O que tinha que ser a viagem dos sonhos virou pesadelo. No dia 9 de abril de 2009, Solange França, professora da Universidade Estadual de Santa Cruz, saiu de Ilhéus com destino a Salvador antes de seguir para Paris, onde pretendia visitar um casal de amigos, fazer contato com instituições de ensino e conhecer, pela primeira vez, a “cidade-luz”.
Logo após sair da aeronave do Aeroporto Internacional Roissy-Charles de Gaulle, a baiana foi detida para conferência da documentação por policiais. Eles queriam verificar passaporte, passagem aérea, dinheiro disponível, seguro, assim como o lugar onde ia se hospedar. Ela apresentou o chamado “certificado de alojamento”, o cartão do plano de saúde, três cartões de crédito, e uma prova que era professora em atividade no Brasil.
As explicações não adiantaram nada. Sem nenhum esclarecimento, a professora e cinco outros brasileiros detidos com ela foram informados de que iam ser expulsos da França pelo primeiro vôo que voltasse ao Brasil. 75 horas depois de ter saído do Aeroporto de Ilhéus, Solange estava de novo em casa, cheia de medo e raiva. Poucos dias depois, ela resolveu escrever um longo texto contando as diversas etapas de sua viajem frustrada.
Ano da França do Brasil
Graças à internet, a história de Solange se espalhou pelo Brasil inteiro, e pela França. O blog do jornalista Luis Nassif deu grande destaque, lembrando que esse episódio pouco glorioso tinha acontecido dias antes da abertura oficial do ano da França no Brasil. A publicação do texto gerou centenas de reações, já que o caso da professora brasileira não é o único.
“Naquela época, a situação era absurda. A cada dia, uma média de 12 brasileiros estavam barrados no Aeroporto Internacional Roissy-Charles de Gaulle”, contou Maria Celina de Azevedo Rodrigues, Cônsul-Geral do Brasil em Paris, em entrevista ao Operamundi. “Tínhamos nos tornado a segunda nacionalidade mais barrada na França, atrás apenas dos chineses”, acrescentou. Ela explica que, ao contrário da maioria dos latino-americanos, os brasileiros não precisam de visto de turismo. “Daí o grande número de expulsões, já que os outros não conseguem nem subir no avião”, afirmou.
Reconhecendo o direito de cada país de aceitar ou não visitantes estrangeiros, Rodrigues frisa a deterioração progressiva da situação no aeroporto no começo do ano. “Há um sentimento na França de estar transbordando imigrantes ilegais”, disse. Segunda ela, O problema era que a análise da documentação era feita de maneira totalmente arbitrária, sem dar a chance de julgar a boa fé do turista. “Ninguém comete crime até completar três meses de permanência no país, aí passa a ser ilegal. Mas as pessoas barradas eram simplesmente suspeitas de terem intenção de ficar no território francês”, denunciou a Cônsul-Geral.

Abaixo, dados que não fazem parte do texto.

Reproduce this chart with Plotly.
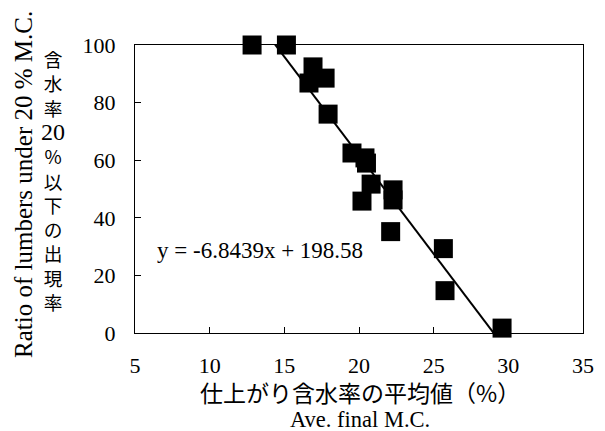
import plotly.graph_objects as go

# ---- data ----
final_mc = [12.84, 15.14, 16.92, 17.73, 16.65, 17.93, 19.53, 20.40, 20.50,
            20.81, 20.20, 22.28, 22.28, 22.12, 25.65, 25.76, 29.58]
ratio_under_20 = [100.0, 100.0, 92.4, 88.5, 86.8, 76.0, 62.5, 60.8, 59.0,
                  51.7, 45.8, 49.7, 46.2, 35.2, 29.3, 14.7, 1.7]
slope = -6.8439
intercept = 198.58
x_ticks = [5, 10, 15, 20, 25, 30, 35]
y_ticks = [0, 20, 40, 60, 80, 100]
equation_text = "y = -6.8439x + 198.58"
y_title_en = "Ratio of lumbers under 20 % M.C."
y_title_jp = ["含", "水", "率", "20", "%", "以", "下", "の", "出", "現", "率"]
x_title_jp = "仕上がり含水率の平均値（%）"
x_title_en = "Ave. final M.C."

W, H = 605, 431
L, R, T, B = 135, 583, 45, 333  # plot area in pixels

def px(xp):
    return (xp - L) / (R - L)

def py(yp):
    return (B - yp) / (B - T)

SERIF = "Liberation Serif, Times New Roman, serif"
CJK = "Noto Sans CJK JP, sans-serif"

trend_x = [min(final_mc), max(final_mc)]
trend_y = [slope * v + intercept for v in trend_x]

fig = go.Figure()
fig.add_trace(go.Scatter(x=trend_x, y=trend_y, mode="lines",
                         line=dict(color="black", width=2),
                         showlegend=False, hoverinfo="skip"))
fig.add_trace(go.Scatter(x=final_mc, y=ratio_under_20, mode="markers",
                         marker=dict(symbol="square", size=19, color="black"),
                         cliponaxis=False, showlegend=False))

# vertical Japanese title: one stacked annotation, digits in serif
jp_lines = []
for ch in y_title_jp:
    if ch == "20":
        jp_lines.append("<span style='font-family:Liberation Serif;"
                        "font-size:24px'>" + ch + "</span>")
    else:
        jp_lines.append(ch)
jp_vertical = "<br>".join(jp_lines)

annotations = [
    dict(text=equation_text, x=px(260), y=py(250), xref="paper", yref="paper",
         showarrow=False, font=dict(family=SERIF, size=23, color="black"),
         xanchor="center", yanchor="middle"),
    dict(text=y_title_en, x=px(23), y=py(185), xref="paper", yref="paper",
         showarrow=False, textangle=-90,
         font=dict(family=SERIF, size=25, color="black"),
         xanchor="center", yanchor="middle"),
    dict(text=jp_vertical, x=px(53), y=py(180), xref="paper", yref="paper",
         showarrow=False, font=dict(family=CJK, size=18.7, color="black"),
         xanchor="center", yanchor="middle", align="center", borderpad=0),
    dict(text=x_title_jp, x=px(360), y=py(392), xref="paper", yref="paper",
         showarrow=False, font=dict(family=CJK, size=23, color="black"),
         xanchor="center", yanchor="middle", borderpad=0),
    dict(text=x_title_en, x=px(360), y=py(419.5), xref="paper", yref="paper",
         showarrow=False, font=dict(family=SERIF, size=22.5, color="black"),
         xanchor="center", yanchor="middle", borderpad=0),
]

fig.update_layout(
    width=W, height=H,
    margin=dict(l=L, r=W - R, t=T, b=H - B, autoexpand=False),
    paper_bgcolor="white", plot_bgcolor="white",
    font=dict(family=SERIF, size=22, color="black"),
    annotations=annotations,
    xaxis=dict(range=[5, 35], tickvals=x_ticks, ticks="inside", ticklen=6,
               tickwidth=1.2, tickcolor="black", showline=True,
               linecolor="black", linewidth=1.3, mirror=True, showgrid=False,
               zeroline=False, ticklabelstandoff=12, automargin=False,
               tickfont=dict(family=SERIF, size=22, color="black")),
    yaxis=dict(range=[0, 100], tickvals=y_ticks, ticks="inside", ticklen=6,
               tickwidth=1.2, tickcolor="black", showline=True,
               linecolor="black", linewidth=1.3, mirror=True, showgrid=False,
               zeroline=False, ticklabelstandoff=14, automargin=False,
               tickfont=dict(family=SERIF, size=22, color="black")),
)

fig.write_html(
    "out.html",
    config={"displayModeBar": False},
    post_script="document.body.style.margin='0px';"
                "document.body.style.overflow='hidden';",
)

A multiplicação dos relatos dos maus tratos no aeroporto – os passageiros eram expulsos sem receber nenhum esclarecimento – incentivou o Consulado Geral a expressar sua insatisfação em Brasília. ”Não posso aceitar que brasileiro seja maltratado e desrespeitado”, insistiu Maria Celina. “Tivemos reuniões com o Ministério da Imigração nas quais pedimos maior discernimento na análise de cada caso”, afirmou.
Metas de expulsão
Desde então, a situação melhorou muito. Nos três primeiros meses de 2009, o número de barrados no Aeroporto de Roissy era de 10 a 12 brasileiros por dia. Agora, a média fica entre um e dois, de acordo com a representação brasileira na capital francesa.
Nenhuma das exigências para o ingresso no país foi suspensa, mas as autoridades ficaram mais atentas à análise dos casos, e evitam os maus tratos. “Deixamos de novo o telefone da embaixada: não têm mais desculpa para fornecer um número errado”, ironizou Maria Celina. Segundo ela, o contexto do Ano da França no Brasil ajudou muito. “Toda essa época comemorativa era perdida pela contrapropaganda que essa onda de repatriação gerou no Brasil”.
Desde a posse do presidente Nicolas Sarkozy, em maio de 2007, o governo francês expulsou mais de 45 mil imigrantes ilegais. Pela primeira vez, as autoridades têm que cumprir metas: em 2008, o objetivo inicial era de 26 mil expulsões. No total, foram expulsas 29.796 pessoas, o que representa um aumento de 28,5% na comparação com 2007, segundo o ministério da imigração.
O aumento do número de expulsões de ilegais foi criticado por associações de defesa dos direitos humanos na França, e até mesmo por sindicatos de policiais, que denunciam uma pressão “para atingir as cifras exigidas”.